STORED DATA =
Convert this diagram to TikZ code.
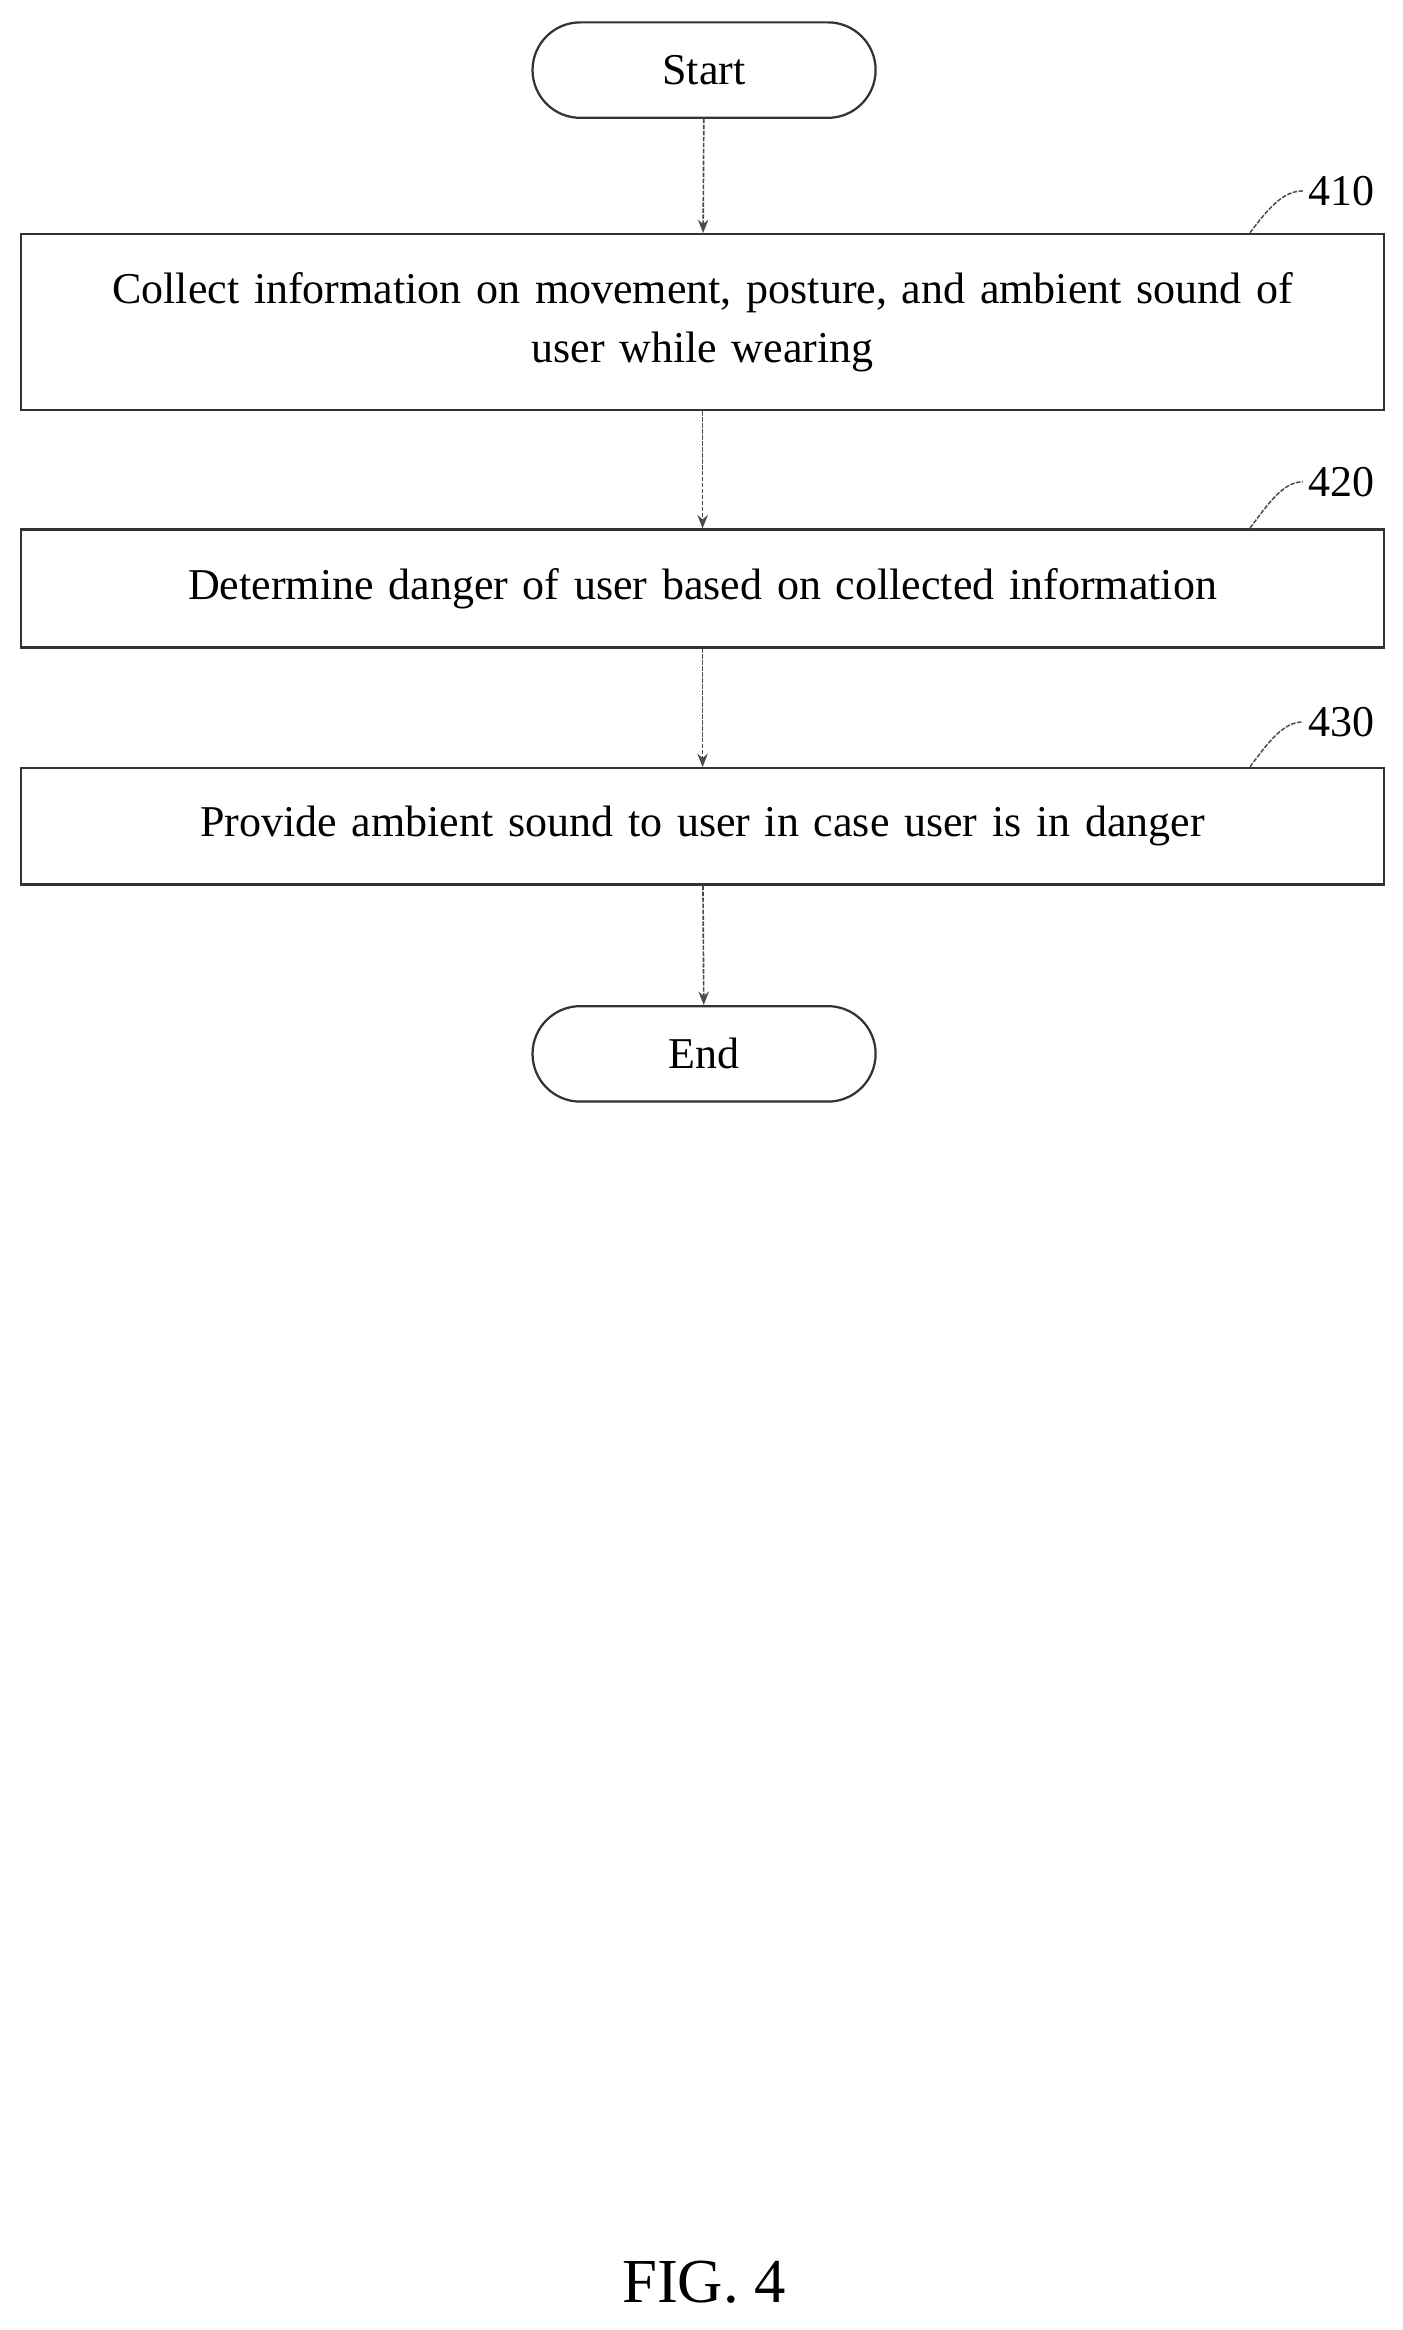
\documentclass[tikz,border=0pt]{standalone}
\usepackage{fontspec}
\setmainfont{Liberation Serif}
\usetikzlibrary{arrows.meta}
\begin{document}
\begin{tikzpicture}[x=1pt,y=-1pt,
  box/.style={draw=black!80,line width=1.5pt,minimum width=914pt,text width=840pt,align=center,font=\fontsize{29.5}{39}\selectfont},
  term/.style={draw=black!80,line width=1.5pt,rounded corners=32pt,minimum width=230pt,minimum height=64pt,font=\fontsize{29.5}{39}\selectfont},
  conn/.style={draw=black!70,line width=1.1pt,dash pattern=on 3pt off 1pt,-{Stealth[length=9pt,width=7pt]}},
  lab/.style={font=\fontsize{29.5}{32}\selectfont},
  lead/.style={draw=black!70,line width=1pt,dash pattern=on 3pt off 1pt}]
\useasboundingbox (0,0) rectangle (940,1562);
\node[term] (start) at (472,47) {Start};
\node[box,minimum height=118pt] (b410) at (471,216) {Collect information on movement, posture, and ambient sound of\\ user while wearing};
\node[box,minimum height=79pt] (b420) at (471,394.5) {Determine danger of user based on collected information};
\node[box,minimum height=78pt] (b430) at (471,554) {Provide ambient sound to user in case user is in danger};
\node[term] (end) at (472,706.5) {End};
\draw[conn] (start) -- (b410);
\draw[conn] (b410) -- (b420);
\draw[conn] (b420) -- (b430);
\draw[conn] (b430) -- (end);
\node[lab] (l410) at (899,128) {410};
\node[lab] (l420) at (899,323) {420};
\node[lab] (l430) at (899,484) {430};
\coordinate (c410) at (838,156);
\coordinate (c420) at (838,354);
\coordinate (c430) at (838,514);
\draw[lead] (c410) .. controls (850,140) and (860,128) .. (l410.west);
\draw[lead] (c420) .. controls (850,338) and (860,323) .. (l420.west);
\draw[lead] (c430) .. controls (850,498) and (860,484) .. (l430.west);
\node[font=\fontsize{42}{44}\selectfont] (fig) at (472,1530) {FIG. 4};
\end{tikzpicture}
\end{document}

WHAT YOU WILL DO = With the pictures left out, transcribe the material exactly.

RESULT FOR THIS EXERCISE =
Convert this diagram to TikZ code.
\documentclass[tikz,border=0pt]{standalone}
\usepackage{fontspec}
\setmainfont{Liberation Serif}
\usetikzlibrary{arrows.meta}
\begin{document}
\begin{tikzpicture}[x=1pt,y=-1pt,
  box/.style={draw=black!80,line width=1.5pt,minimum width=914pt,text width=840pt,align=center,font=\fontsize{29.5}{39}\selectfont},
  term/.style={draw=black!80,line width=1.5pt,rounded corners=32pt,minimum width=230pt,minimum height=64pt,font=\fontsize{29.5}{39}\selectfont},
  conn/.style={draw=black!70,line width=1.1pt,dash pattern=on 3pt off 1pt,-{Stealth[length=9pt,width=7pt]}},
  lab/.style={font=\fontsize{29.5}{32}\selectfont},
  lead/.style={draw=black!70,line width=1pt,dash pattern=on 3pt off 1pt}]
\useasboundingbox (0,0) rectangle (940,1562);
\node[term] (start) at (472,47) {Start};
\node[box,minimum height=118pt] (b410) at (471,216) {Collect information on movement, posture, and ambient sound of\\ user while wearing};
\node[box,minimum height=79pt] (b420) at (471,394.5) {Determine danger of user based on collected information};
\node[box,minimum height=78pt] (b430) at (471,554) {Provide ambient sound to user in case user is in danger};
\node[term] (end) at (472,706.5) {End};
\draw[conn] (start) -- (b410);
\draw[conn] (b410) -- (b420);
\draw[conn] (b420) -- (b430);
\draw[conn] (b430) -- (end);
\node[lab] (l410) at (899,128) {410};
\node[lab] (l420) at (899,323) {420};
\node[lab] (l430) at (899,484) {430};
\coordinate (c410) at (838,156);
\coordinate (c420) at (838,354);
\coordinate (c430) at (838,514);
\draw[lead] (c410) .. controls (850,140) and (860,128) .. (l410.west);
\draw[lead] (c420) .. controls (850,338) and (860,323) .. (l420.west);
\draw[lead] (c430) .. controls (850,498) and (860,484) .. (l430.west);
\node[font=\fontsize{42}{44}\selectfont] (fig) at (472,1530) {FIG. 4};
\end{tikzpicture}
\end{document}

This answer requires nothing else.